Thursday, November 15, 2018

Democrats caused the crash of 2008

With Maxine Waters tanking the Stock Market by talking about Democrats being tough on financial policy it's a good time to remember that it was the Democrats who caused the crash of 2008.

The collapse of the housing market is what led to the crash of 2008.

The housing market collapsed because too many people who couldn't really afford mortgages were given mortgages.  That worked so long as the value of houses kept going up but when the housing bubble burst there were suddenly a huge number of people who couldn't pay their mortgages.

It was Democrat policy that led to all those people who couldn't afford mortgages having mortgages.

Democrats were threatening to sue banks if the banks didn't lend money to minorities irrespective of the minorities ability to pay.  This is another example of Democrat policies that are supposedly designed to help Blacks but which end up hurting them.

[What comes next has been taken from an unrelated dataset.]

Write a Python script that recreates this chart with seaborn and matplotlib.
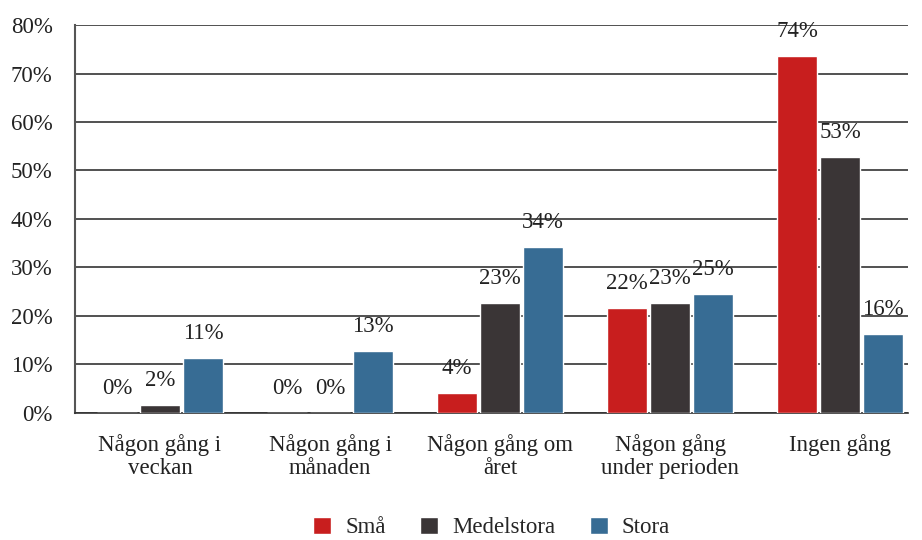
import numpy as np
import pandas as pd
import matplotlib.pyplot as plt
import seaborn as sns

categories = ['Någon gång i\nveckan', 'Någon gång i\nmånaden', 'Någon gång om\nåret',
              'Någon gång\nunder perioden', 'Ingen gång']
groups = ['Små', 'Medelstora', 'Stora']
sma = [0.0, 0.0, 4.1, 21.6, 73.6]
medel = [1.6, 0.0, 22.7, 22.7, 52.8]
stora = [11.3, 12.8, 34.2, 24.6, 16.3]
colors = ['#C81E1E', '#3A3536', '#376C94']

df = pd.DataFrame({
    'cat': categories * 3,
    'grp': [g for g in groups for _ in categories],
    'val': sma + medel + stora,
})

sns.set_style('white')
plt.rcParams['font.family'] = ['Liberation Serif', 'DejaVu Serif']

fig = plt.figure(figsize=(9.22, 5.4), dpi=100)
ax = fig.add_axes([0.0813, 0.2352, 0.9037, 0.7185])

sns.barplot(data=df, x='cat', y='val', hue='grp', palette=colors, saturation=1,
            width=0.76, gap=0.06, edgecolor='white', linewidth=1, ax=ax, zorder=3)

for cont in ax.containers:
    for bar in cont:
        h = bar.get_height()
        ax.annotate(f'{h:.0f}%', (bar.get_x() + bar.get_width() / 2, h),
                    xytext=(0, 10), textcoords='offset points',
                    ha='center', va='bottom', fontsize=16.5, color='#222222')

ax.set_ylim(0, 80)
ax.set_yticks(np.arange(0, 81, 10))
ax.set_yticklabels([f'{t}%' for t in range(0, 81, 10)])
ax.set_xlim(-0.5, 4.4)
ax.yaxis.grid(True, color='#333333', linewidth=1.2, zorder=0)
ax.set_axisbelow(True)
for s in ['top', 'right']:
    ax.spines[s].set_visible(False)
ax.spines['left'].set_color('#555555')
ax.spines['left'].set_linewidth(1.5)
ax.spines['bottom'].set_color('#333333')
ax.spines['bottom'].set_linewidth(1.2)
ax.tick_params(axis='both', length=0, labelsize=16.5, colors='#222222')
ax.tick_params(axis='y', pad=16)
ax.tick_params(axis='x', pad=15)
for lbl in ax.get_xticklabels():
    lbl.set_linespacing(1.15)
ax.set_xlabel('')
ax.set_ylabel('')

ax.legend(loc='center', bbox_to_anchor=(0.5, -0.295), ncol=3, frameon=False,
          fontsize=16.5, handlelength=0.8, handleheight=0.8, columnspacing=1.5,
          handletextpad=0.6)

fig.savefig('out.png', dpi=100)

Banks would have fought that except for the fact that the Democrats provided a way for banks to do that without risking losing money.

What happened was that banks made risky loans and then sold those loans to Fannie and Freddie Mac thereby reducing the banks exposure.

Bush saw this was a problem and starting in 2001 tried to reform Fannie and Freddie.

But Democrats, including Waters, said no; everything is fine.  Then when the bottom fell out they, and their media toadies, blamed Bush.

The whole media story about the crash of 2008 is another example of Democrats blaming Republicans for Democrat failures.